Joachim lehnte sich im Bürostuhl zurück und atmete tief durch.

»Aber was soll ich denn Ihrer Meinung nach jetzt machen?«

»Warten Sie heute noch ab. Vielleicht meldet sie sich noch. Seltsam finde ich allerdings, dass sie sich auch hier im Kindergarten nicht abgemeldet hat. Sie ist in dieser Beziehung sonst sehr zuverlässig.«

»Vielleicht sollte ich nach Frankfurt fahren. Eventuell kann ich jemanden an der Uni finden, der mit Cornelia studiert hat.«

»Ich glaube, da werden Sie wenig Erfolg haben. Die Universität in Frankfurt ist eine der größten in Deutschland und außerdem war Cornelia schon in einem der höheren Semester, soweit ich weiß, verliert man sich da langsam aus den Augen. Sie werden vermutlich Schwierigkeiten haben, dort jemanden zu finden, der Ihnen weiterhelfen kann. Wenn Sie Cornelia nicht am Bahnhof gesehen hätten und sie gestern den Kindergarten nicht Hals über Kopf verlassen hätte, würde ich sagen, gehen Sie zur Polizei und geben Sie eine Vermisstenanzeige auf. Unter diesen Umständen rate ich Ihnen, mit Cornelias Eltern Kontakt aufzunehmen. Vielleicht leben sie oder andere Verwandte noch in Caputh. Schauen sie doch mal im Online-Telefonbuch nach, ich glaube der Name Radeberger kommt nicht sehr häufig vor.«

»Vielleicht haben Sie recht und Cornelia ruft im Laufe des Tages noch an. Auf meinem Handy wird sie allerdings nicht anrufen, die Nummer hat sie sich gar nicht erst notiert. Wie Sie vielleicht wissen, hasst sie Handys.«

Sandra lachte.

»Ja ich weiß, ich mag Handys auch nicht besonders.«

»Vielleicht hat sie ja bereits versucht, mich bei der Arbeit in der Spedition anzurufen. Ich muss gleich weiter, sonst werde ich dort noch vermisst. Aber vielen Dank, dass sie sich die Zeit genommen haben. Frau Langhans wartet bestimmt schon auf Sie.« Joachim stand auf und zog sein Jackett wieder an.

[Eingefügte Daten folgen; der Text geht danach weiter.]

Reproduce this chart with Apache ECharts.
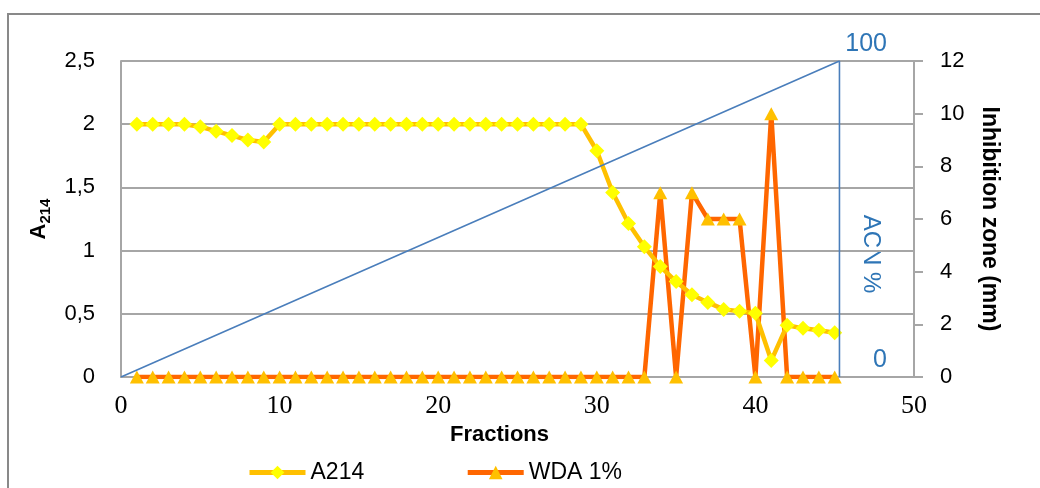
<!DOCTYPE html>
<html>
<head>
<meta charset="utf-8">
<script src="https://cdn.jsdelivr.net/npm/echarts@6/dist/echarts.min.js"></script>
<style>
  html, body { margin: 0; padding: 0; background: #fff; }
  #chart { width: 1040px; height: 488px; }
</style>
</head>
<body>
<div id="chart"></div>
<script>
// Fraction numbers collected from the column
const fractions = [1, 2, 3, 4, 5, 6, 7, 8, 9, 10, 11, 12, 13, 14, 15, 16, 17, 18, 19, 20,
  21, 22, 23, 24, 25, 26, 27, 28, 29, 30, 31, 32, 33, 34, 35, 36, 37, 38, 39, 40,
  41, 42, 43, 44, 45];

// Absorbance at 214 nm for each fraction
const a214 = [2.0, 2.0, 2.0, 2.0, 1.98, 1.945, 1.91, 1.875, 1.86, 2.0,
  2.0, 2.0, 2.0, 2.0, 2.0, 2.0, 2.0, 2.0, 2.0, 2.0,
  2.0, 2.0, 2.0, 2.0, 2.0, 2.0, 2.0, 2.0, 2.0, 1.79,
  1.46, 1.215, 1.03, 0.875, 0.755, 0.65, 0.59, 0.535, 0.52, 0.505,
  0.13, 0.41, 0.385, 0.37, 0.35];

// Inhibition zone (mm) in the well diffusion assay, 1%
const wda = [0, 0, 0, 0, 0, 0, 0, 0, 0, 0,
  0, 0, 0, 0, 0, 0, 0, 0, 0, 0,
  0, 0, 0, 0, 0, 0, 0, 0, 0, 0,
  0, 0, 0, 7, 0, 7, 6, 6, 6, 0,
  10, 0, 0, 0, 0];

// Acetonitrile gradient: linear ramp, then back to 0
const acnFraction = [0, 45.3, 45.3];
const acnPercent = [0, 100, 0];

const leftTicks = { min: 0, max: 2.5, interval: 0.5 };
const rightTicks = { min: 0, max: 12, interval: 2 };
const xTicks = { min: 0, max: 50, interval: 10 };

const SANS = '"Liberation Sans", Arial, sans-serif';
const SERIF = '"Liberation Serif", "Times New Roman", serif';
const GRID_GREY = '#a6a6a6';
const ACN_BLUE = '#2E75B6';

const chart = echarts.init(document.getElementById('chart'), null, { renderer: 'canvas' });

const option = {
  animation: false,
  backgroundColor: '#ffffff',
  grid: { left: 121, right: 126, top: 61, bottom: 111, containLabel: false },
  legend: {
    left: 247,
    top: 461,
    padding: 0,
    itemWidth: 56,
    itemHeight: 17,
    itemGap: 101,
    lineStyle: { width: 5 },
    textStyle: { fontFamily: SANS, fontSize: 23, color: '#000' },
    data: ['A214', 'WDA 1%']
  },
  xAxis: {
    type: 'value',
    min: xTicks.min, max: xTicks.max, interval: xTicks.interval,
    name: 'Fractions',
    nameLocation: 'middle',
    nameGap: 40,
    nameTextStyle: { fontFamily: SANS, fontSize: 22, fontWeight: 'bold', color: '#000', padding: [0, 36, 0, 0] },
    axisLine: { show: true, onZero: false, lineStyle: { color: GRID_GREY, width: 2 } },
    axisTick: { show: false },
    splitLine: { show: false },
    axisLabel: { fontFamily: SERIF, fontSize: 26, color: '#000', margin: 16 }
  },
  yAxis: [
    {
      type: 'value',
      position: 'left',
      min: leftTicks.min, max: leftTicks.max, interval: leftTicks.interval,
      name: '{a|A}{s|214}',
      nameLocation: 'middle',
      nameRotate: 90,
      nameGap: 66,
      nameTextStyle: {
        rich: {
          a: { fontFamily: SANS, fontSize: 22, fontWeight: 'bold', color: '#000', lineHeight: 26, verticalAlign: 'top' },
          s: { fontFamily: SANS, fontSize: 15, fontWeight: 'bold', color: '#000', lineHeight: 18, padding: [12, 0, 0, 0], verticalAlign: 'bottom' }
        }
      },
      axisLine: { show: true, lineStyle: { color: GRID_GREY, width: 2 } },
      axisTick: { show: false },
      splitLine: { show: true, lineStyle: { color: GRID_GREY, width: 2 } },
      axisLabel: {
        fontFamily: SANS, fontSize: 22, color: '#000', margin: 26,
        formatter: v => String(v).replace('.', ',')
      }
    },
    {
      type: 'value',
      position: 'right',
      min: rightTicks.min, max: rightTicks.max, interval: rightTicks.interval,
      name: 'Inhibition zone (mm)',
      nameLocation: 'middle',
      nameRotate: -90,
      nameGap: 64,
      nameTextStyle: { fontFamily: SANS, fontSize: 23, fontWeight: 'bold', color: '#000' },
      axisLine: { show: true, lineStyle: { color: GRID_GREY, width: 2 } },
      axisTick: { show: true, inside: false, length: 9, lineStyle: { color: GRID_GREY, width: 2 } },
      splitLine: { show: false },
      axisLabel: { fontFamily: SANS, fontSize: 22, color: '#000', margin: 26 }
    },
    {
      // ACN % scale, drawn inside the plot next to the gradient's end
      type: 'value',
      position: 'right',
      offset: -75,
      min: 0, max: 100, interval: 100,
      axisLine: { show: false },
      axisTick: { show: false },
      splitLine: { show: false },
      axisLabel: {
        fontFamily: SANS, fontSize: 25, color: ACN_BLUE,
        align: 'right', verticalAlign: 'bottom', margin: 48,
        padding: [0, 0, 4, 0]
      }
    }
  ],
  series: [
    {
      name: 'WDA 1%',
      type: 'line',
      yAxisIndex: 1,
      data: fractions.map((f, i) => [f, wda[i]]),
      symbol: 'triangle',
      symbolSize: [14, 13],
      showAllSymbol: true,
      lineStyle: { color: '#FF6600', width: 4.5 },
      itemStyle: { color: '#FFC000', borderWidth: 0 },
      z: 2
    },
    {
      name: 'A214',
      type: 'line',
      yAxisIndex: 0,
      data: fractions.map((f, i) => [f, a214[i]]),
      symbol: 'diamond',
      symbolSize: [15, 15],
      showAllSymbol: true,
      lineStyle: { color: '#FFC000', width: 4.5 },
      itemStyle: { color: '#FFFF00', borderWidth: 0 },
      z: 3
    },
    {
      name: 'ACN %',
      type: 'line',
      yAxisIndex: 2,
      data: acnFraction.map((f, i) => [f, acnPercent[i]]),
      symbol: 'none',
      lineStyle: { color: '#4A7EBB', width: 1.6 },
      z: 4
    }
  ],
  graphic: [
    {
      type: 'rect',
      silent: true,
      shape: { x: 8, y: 14, width: 1100, height: 600 },
      style: { fill: 'none', stroke: '#898989', lineWidth: 2 },
      z: 0
    },
    {
      type: 'text',
      silent: true,
      x: 871,
      y: 254,
      rotation: -Math.PI / 2,
      style: {
        text: 'ACN %',
        fontFamily: SANS,
        fontSize: 24,
        fill: ACN_BLUE,
        align: 'center',
        verticalAlign: 'middle'
      }
    }
  ]
};

chart.setOption(option);
</script>
</body>
</html>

»Woher kennen Sie den Namen meiner Kollegin?«

»Den hat Cornelia irgendwann mal erwähnt; soweit ich weiß, übernimmt sie häufig die Vertretung und ist so eine Art Springer.«

Sandra schob ihren Stuhl an den Schreibtisch. Joachim nahm seine Jacke von der Rückenlehne.

»Herr Magiera, geben Sie mir noch ihre Handy-Nummer, wenn sich Cornelia im Kindergarten melden sollte, dann kann ich Ihnen sofort Bescheid sagen.«

»Ja, Sie haben recht.«

Sandra war bereits dabei, sich einen Stift und einen kleinen Notizzettel vom Schreibtisch zu nehmen.

»So, schießen Sie los.« Joachim nannte ihr die Nummer. Im Flur verabschiedeten sie sich voneinander. Es war mittlerweile zwanzig vor neun. Joachim ging hinaus in den Regen, der wieder etwas schwächer geworden zu sein schien. Auch der böige Wind hatte etwas nachgelassen. Zügigen Schrittes machte er sich auf den Weg zu seinem Auto. Ihm knurrte jetzt der Magen, schließlich hatte er nichts gefrühstückt. Am Auto angekommen, kramte Joachim als Erstes sein Handy aus der Jackentasche und rief bei Olaf Müller im Büro an. Hin und wieder kam Olaf auch vor neun ins Büro, an diesem Tag allerdings nicht.